Arrêt de la CJUE sur la conservation des données personnelles : ce que cela change pour Facebook et les autres plateformes
"Un réseau social en ligne tel que Facebook ne peut pas utiliser l'ensemble des données à caractère personnelles obtenues à des fins de publicité ciblée, sans restriction dans le temps et sans distinction quant au type de données", indique la Cour de justice de l'Union européenne (CJUE) dans un communiqué expliquant l'essentiel de sa décision rendue publique ce vendredi 4 octobre. La CJUE avait été saisie par la justice autrichienne dans le cadre d'une affaire opposant le militant Maximilian Schrems, fondateur de Noyb, une association européenne de défense de la vie privée des utilisateurs en ligne, à Meta depuis 2014.
Dans son arrêt, la CJUE statue que l'utilisation de données à des fins publicitaires doit être "minimisée", c'est-à-dire limitée aux données "strictement nécessaires" comme l'indique l'article 5 du RGPD. "Tout l'intérêt de cet arrêt est de bien préciser que cette règle doit s'appliquer aux grandes plateformes qui ont par ailleurs des capacités de collecte de données personnelles démultipliées par leur présence un peu partout sur le web à travers leurs plug-ins, et donc une possibilité de les agréger et de révéler toujours plus sur notre vie privée", explique Alexandra Iteanu, l'avocate responsable du pôle RGPD et data du cabinet Iteanu Avocats.
Le souci en revanche, c'est que nulle part il n'est précisé ce que cela veut dire concrètement. Pour combien de temps Facebook ou toute autre plateforme peut conserver nos données ? Et quelles données peuvent être stockées ? Dans son arrêt, la CJUE indique que c'est aux juridictions nationales de déterminer les modalités d'application du principe de minimisation des données. "En France, la Cnil a publié des lignes directrices fixant des limites à la durée des traceurs publicitaires de mesure d'audience (13 mois), mais non spécifiquement pour les traceurs relevant de la publicité ciblée, qui eux restent soumis au consentement des visiteurs. La Cnil ne s'est pas prononcée sur la durée pendant laquelle les plateformes peuvent stocker des informations sur les internautes", poursuit la spécialiste. "Une telle décision pourrait inciter la Cnil à se prononcer sur ces modalités pratiques. De même, vu que le RGPD pose le principe d'une conservation de données limitée dans le temps, ces plateformes s'exposent à des amendes allant jusqu'à 4% de leur chiffre d'affaires ou 20 millions d'euros", conclut-elle optimiste.
Pour aider à cerner cette notion de limite dans le temps, qui n'est pas traduite de manière concrète par la législation, l'avocat général de la CJUE évoque une autre notion, celle d'"attente raisonnable des personnes" qui ont accepté de partager leurs données. "Quand on confie ses données personnelles à une plateforme, on peut s'attendre à ce que leur utilisation se fasse de manière limitée", explique Alexandra Iteanu.

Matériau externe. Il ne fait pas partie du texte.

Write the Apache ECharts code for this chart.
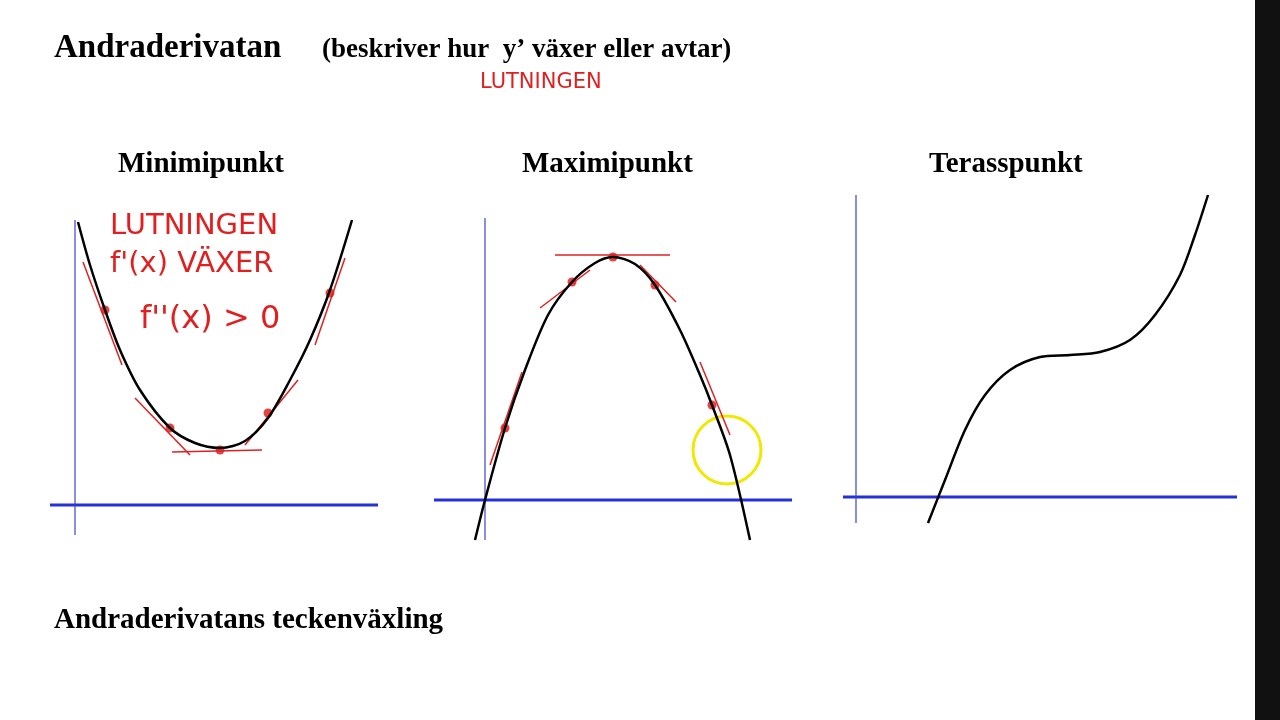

Noyb se félicite de cette décision en indiquant que désormais "seule une petite partie des données de Meta" pourra être utilisée à des fins publicitaires, et cela même si les utilisateurs y consentent. "Cela fait maintenant 20 ans que Meta constitue un énorme réservoir de données sur les utilisateurs, qui ne cesse de s'accroître. Or, la législation européenne exige la 'minimisation des données'. Cette décision s'applique également à toute autre société de publicité en ligne qui n'a pas de pratique rigoureuse en matière de suppression des données", déclare Katharina Raabe-Stuppnig, l'avocate représentant Max Schrems.
Données sensibles versus déclarations publiques
Ce même arrêt porte un deuxième coup dur à Meta. Max Schrems conteste le fait de se voir afficher des publicités en lien avec son orientation sexuelle depuis des années. Le fait qu'il ait rendu public ses choix en la matière un jour n'autorise pas pour autant Facebook à opérer ce type de traitement en s'appuyant sur d'autres données (comme les données de comportement de navigation), sans compter toutes celles qui étaient bien antérieures au coming out de l'activiste. "Ce type de donnée sensible ne peut pas faire l'objet d'un traitement à de fins de publicité personnalisée. La seule exception, prévue dans le l'article 9(2) du RGPD, concerne la donnée sensible qui est rendue publique par la personne concernée. Certes, mais cela ne peut pas autoriser une plateforme à collecter toute autre donnée même si de même nature. C'est ce que nous confirme également cet arrêt de la CJUE", conclut Alexandra Iteanu.